DEVELOPMENT AND ANALYSIS OF IoT ENABLED MACHINE LEARNING MODELS FOR COST-EFFECTIVE SOIL MOISTURE ESTIMATION

Abstract

Soil moisture plays a pivotal role in agricultural productivity, water resource management, and climate regulation. Traditional methods for soil moisture estimation often fall short in addressing the spatial and temporal variability of soil conditions, necessitating modern, intelligent alternatives. This thesis explores the development and evaluation of cost effective, IoT-enabled machine learning models for accurate soil moisture prediction. First, an in-depth overview of recent developments regarding Long Short-Term Memory networks, encoder-decoder architectures, and multimodal systems integrating satellite imagery and meteorological readings is given to put the present technological context into perspective.
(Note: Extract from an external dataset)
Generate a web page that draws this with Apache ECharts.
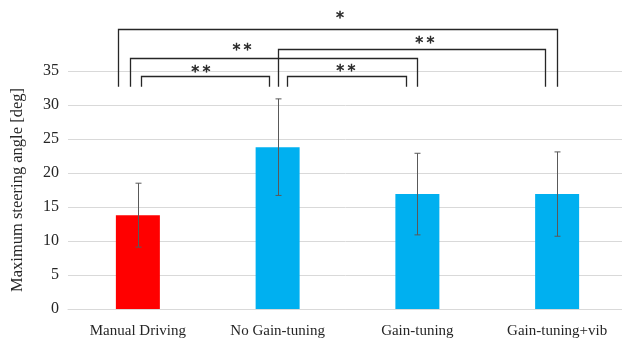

From such readings, an applied system consisting of low-cost Internet of Things sensors that record multi-sensor data in terms of temperature, humidity, and rain is constructed. The data collected are subjected to preprocessing methods such as normalization and imputation before being presented to ensemble learning-based modeling to improve prediction performance. The proposed system is validated using performance metrics such as RMSE, MAE, and R², demonstrating superior accuracy and real-time applicability in field conditions. This work not only bridges the gap between theory and practice but also offers scalable solutions for precision irrigation and drought mitigation in the context of sustainable agriculture.